## start
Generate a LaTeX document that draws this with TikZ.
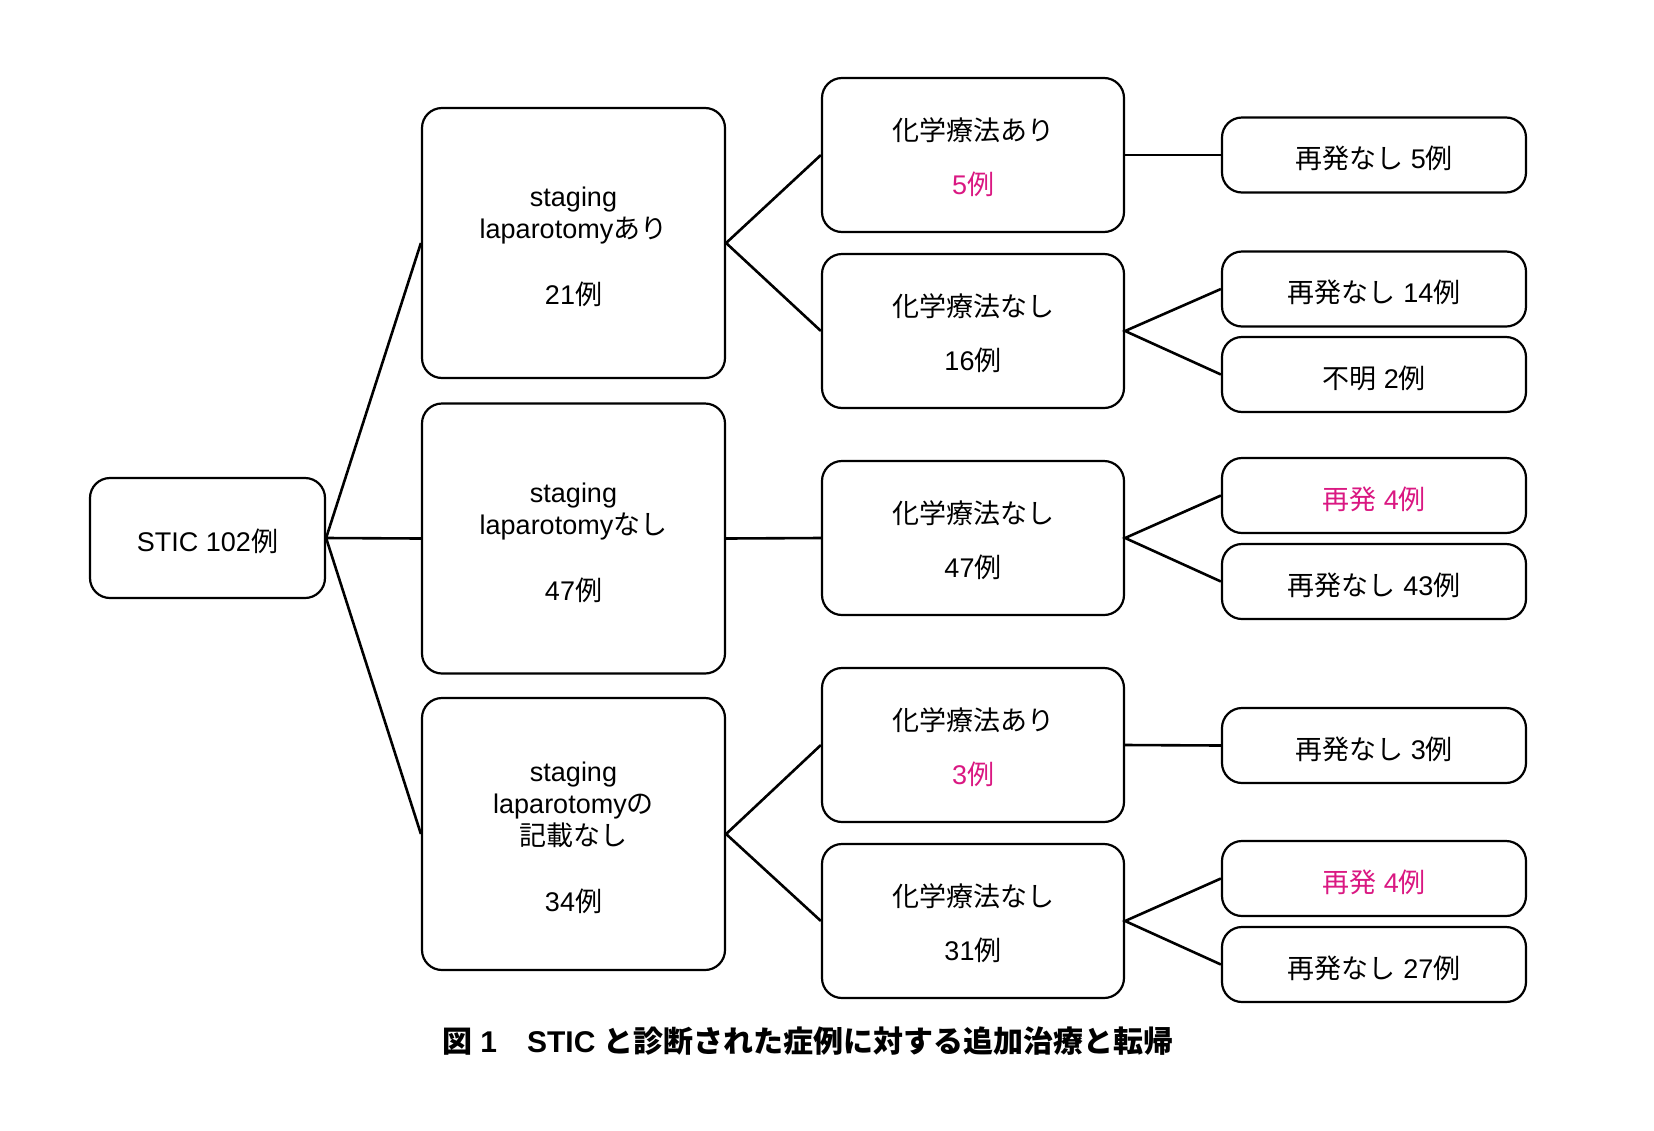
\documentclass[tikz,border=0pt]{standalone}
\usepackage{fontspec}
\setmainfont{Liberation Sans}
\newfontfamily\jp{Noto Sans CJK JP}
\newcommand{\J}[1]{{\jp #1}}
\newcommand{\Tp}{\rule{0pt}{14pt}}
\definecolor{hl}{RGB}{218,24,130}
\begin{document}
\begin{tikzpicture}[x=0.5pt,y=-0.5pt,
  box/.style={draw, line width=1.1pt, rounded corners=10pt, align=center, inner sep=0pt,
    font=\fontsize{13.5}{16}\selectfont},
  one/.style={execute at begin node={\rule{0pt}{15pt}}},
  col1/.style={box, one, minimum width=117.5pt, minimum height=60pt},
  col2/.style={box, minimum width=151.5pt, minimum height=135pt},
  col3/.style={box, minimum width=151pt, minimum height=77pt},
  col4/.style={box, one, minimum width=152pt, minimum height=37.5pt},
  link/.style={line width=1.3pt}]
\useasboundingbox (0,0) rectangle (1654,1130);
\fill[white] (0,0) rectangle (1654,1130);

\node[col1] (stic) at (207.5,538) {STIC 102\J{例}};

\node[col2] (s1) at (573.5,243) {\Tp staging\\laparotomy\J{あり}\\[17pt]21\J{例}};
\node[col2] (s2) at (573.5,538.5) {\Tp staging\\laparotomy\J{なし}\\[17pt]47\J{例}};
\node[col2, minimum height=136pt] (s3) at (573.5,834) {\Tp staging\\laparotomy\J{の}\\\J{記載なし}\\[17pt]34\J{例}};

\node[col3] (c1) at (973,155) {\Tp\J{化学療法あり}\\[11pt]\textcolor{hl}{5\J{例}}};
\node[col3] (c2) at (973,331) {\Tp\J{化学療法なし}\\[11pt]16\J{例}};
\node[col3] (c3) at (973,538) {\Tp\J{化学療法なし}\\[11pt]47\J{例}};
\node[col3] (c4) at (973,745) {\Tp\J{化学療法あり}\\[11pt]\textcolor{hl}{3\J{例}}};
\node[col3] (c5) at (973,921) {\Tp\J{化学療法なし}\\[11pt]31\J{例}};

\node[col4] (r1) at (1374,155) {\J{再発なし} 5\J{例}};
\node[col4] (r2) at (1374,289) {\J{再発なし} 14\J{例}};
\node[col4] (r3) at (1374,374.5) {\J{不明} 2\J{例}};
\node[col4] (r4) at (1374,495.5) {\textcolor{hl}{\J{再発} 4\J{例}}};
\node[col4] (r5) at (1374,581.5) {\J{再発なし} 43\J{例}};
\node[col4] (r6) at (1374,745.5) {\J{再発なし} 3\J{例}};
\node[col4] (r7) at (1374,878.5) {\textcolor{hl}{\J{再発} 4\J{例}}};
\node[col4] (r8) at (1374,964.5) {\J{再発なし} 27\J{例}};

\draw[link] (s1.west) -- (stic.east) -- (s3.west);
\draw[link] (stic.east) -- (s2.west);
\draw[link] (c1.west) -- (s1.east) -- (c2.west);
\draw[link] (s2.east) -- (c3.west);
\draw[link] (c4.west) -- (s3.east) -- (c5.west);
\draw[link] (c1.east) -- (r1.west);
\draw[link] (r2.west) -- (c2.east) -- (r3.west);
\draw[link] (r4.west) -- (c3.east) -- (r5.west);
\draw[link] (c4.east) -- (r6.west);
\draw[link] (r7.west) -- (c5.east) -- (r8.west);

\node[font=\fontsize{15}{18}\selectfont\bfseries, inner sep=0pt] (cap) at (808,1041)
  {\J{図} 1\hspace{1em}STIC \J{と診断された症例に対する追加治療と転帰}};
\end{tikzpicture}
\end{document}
## end
● **Task directions**:
Please repeat exactly the data above from its first line to the line that contains "(r8) at (1374,964.5)", inclusive, and leave every picture out.

● **Answer**:
Generate a LaTeX document that draws this with TikZ.
\documentclass[tikz,border=0pt]{standalone}
\usepackage{fontspec}
\setmainfont{Liberation Sans}
\newfontfamily\jp{Noto Sans CJK JP}
\newcommand{\J}[1]{{\jp #1}}
\newcommand{\Tp}{\rule{0pt}{14pt}}
\definecolor{hl}{RGB}{218,24,130}
\begin{document}
\begin{tikzpicture}[x=0.5pt,y=-0.5pt,
  box/.style={draw, line width=1.1pt, rounded corners=10pt, align=center, inner sep=0pt,
    font=\fontsize{13.5}{16}\selectfont},
  one/.style={execute at begin node={\rule{0pt}{15pt}}},
  col1/.style={box, one, minimum width=117.5pt, minimum height=60pt},
  col2/.style={box, minimum width=151.5pt, minimum height=135pt},
  col3/.style={box, minimum width=151pt, minimum height=77pt},
  col4/.style={box, one, minimum width=152pt, minimum height=37.5pt},
  link/.style={line width=1.3pt}]
\useasboundingbox (0,0) rectangle (1654,1130);
\fill[white] (0,0) rectangle (1654,1130);

\node[col1] (stic) at (207.5,538) {STIC 102\J{例}};

\node[col2] (s1) at (573.5,243) {\Tp staging\\laparotomy\J{あり}\\[17pt]21\J{例}};
\node[col2] (s2) at (573.5,538.5) {\Tp staging\\laparotomy\J{なし}\\[17pt]47\J{例}};
\node[col2, minimum height=136pt] (s3) at (573.5,834) {\Tp staging\\laparotomy\J{の}\\\J{記載なし}\\[17pt]34\J{例}};

\node[col3] (c1) at (973,155) {\Tp\J{化学療法あり}\\[11pt]\textcolor{hl}{5\J{例}}};
\node[col3] (c2) at (973,331) {\Tp\J{化学療法なし}\\[11pt]16\J{例}};
\node[col3] (c3) at (973,538) {\Tp\J{化学療法なし}\\[11pt]47\J{例}};
\node[col3] (c4) at (973,745) {\Tp\J{化学療法あり}\\[11pt]\textcolor{hl}{3\J{例}}};
\node[col3] (c5) at (973,921) {\Tp\J{化学療法なし}\\[11pt]31\J{例}};

\node[col4] (r1) at (1374,155) {\J{再発なし} 5\J{例}};
\node[col4] (r2) at (1374,289) {\J{再発なし} 14\J{例}};
\node[col4] (r3) at (1374,374.5) {\J{不明} 2\J{例}};
\node[col4] (r4) at (1374,495.5) {\textcolor{hl}{\J{再発} 4\J{例}}};
\node[col4] (r5) at (1374,581.5) {\J{再発なし} 43\J{例}};
\node[col4] (r6) at (1374,745.5) {\J{再発なし} 3\J{例}};
\node[col4] (r7) at (1374,878.5) {\textcolor{hl}{\J{再発} 4\J{例}}};
\node[col4] (r8) at (1374,964.5) {\J{再発なし} 27\J{例}};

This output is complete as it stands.